Earlier today on Facebook my friends and I had an amusing conversation about middle class problems. It started with one friend-who shall remain nameless-complaining there were “so many bloody pop up things [meaning restaurants] at the mo, I can’t keep up!!” Another friend then volunteered her dilemma (I suspect somewhat sarcastically): “If I put the spice rack there, then there’s no room for the tea caddy. What to do?” And finally a third friend added his: “There aren’t enough plugs for my coffee grinder, kettle and espresso machine. So I have to grind my beans then plug the kettle back in afterwards.”
These comments, along with my favourite middle class line from the Waitrose Twitter debacle some months ago, “Put the papaya down, Orlando!” (if you didn’t see it look it up-too funny), are obviously tongue in cheek, but nonetheless they highlight the huge disparity between the ‘haves’ and ‘have nots’ in our society.
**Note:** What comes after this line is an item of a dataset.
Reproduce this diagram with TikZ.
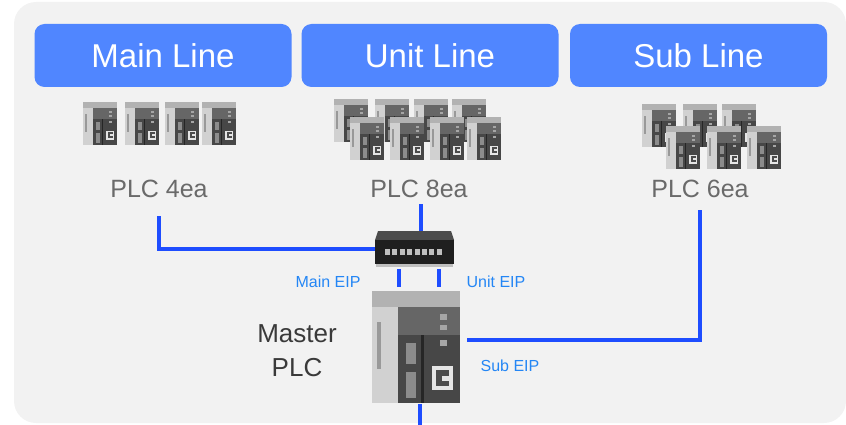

Several people who would fall firmly into the “have not” category were featured in last night’s episode of Undercover Boss, which really touched a nerve with me. The programme focused on employees of Biffa, the waste disposal organisation, and two men in particular had such sad stories. One had spent five years working ten hour shifts, six days a week sorting rubbish on a conveyor belt in a disgusting, airless factory. When the belt broke down, as it often did, he and his fellow agency workers would not get paid until it was fixed – which sometimes took up to three days.
A second Biffa employee in the programme had been denied time off to grieve over the death of his baby girl, and a third had been made redundant and forced to take another, less well paid job with the company which had led to him losing his house and becoming depressed.
Watching the struggles these men went through every day to survive and put food on the table for their families was a humbling experience, and one that, upon reflection in the wake of today’s “middle class problems” conversation, made me put my own “problems” very much into perspective. I may have recently taken a pay cut myself but I did so voluntarily to make room for my writing, and whilst I have had to cut back on frivolous things like daily Starbucks coffees and new clothes I’m certainly not suffering-far from it, I’m thriving on my new routine.
So whilst Orlando and his papaya will forever make me chuckle, the stories of those Biffa employees will stay with me in a different and more sobering way-and will act as a reminder to be grateful for my many blessings.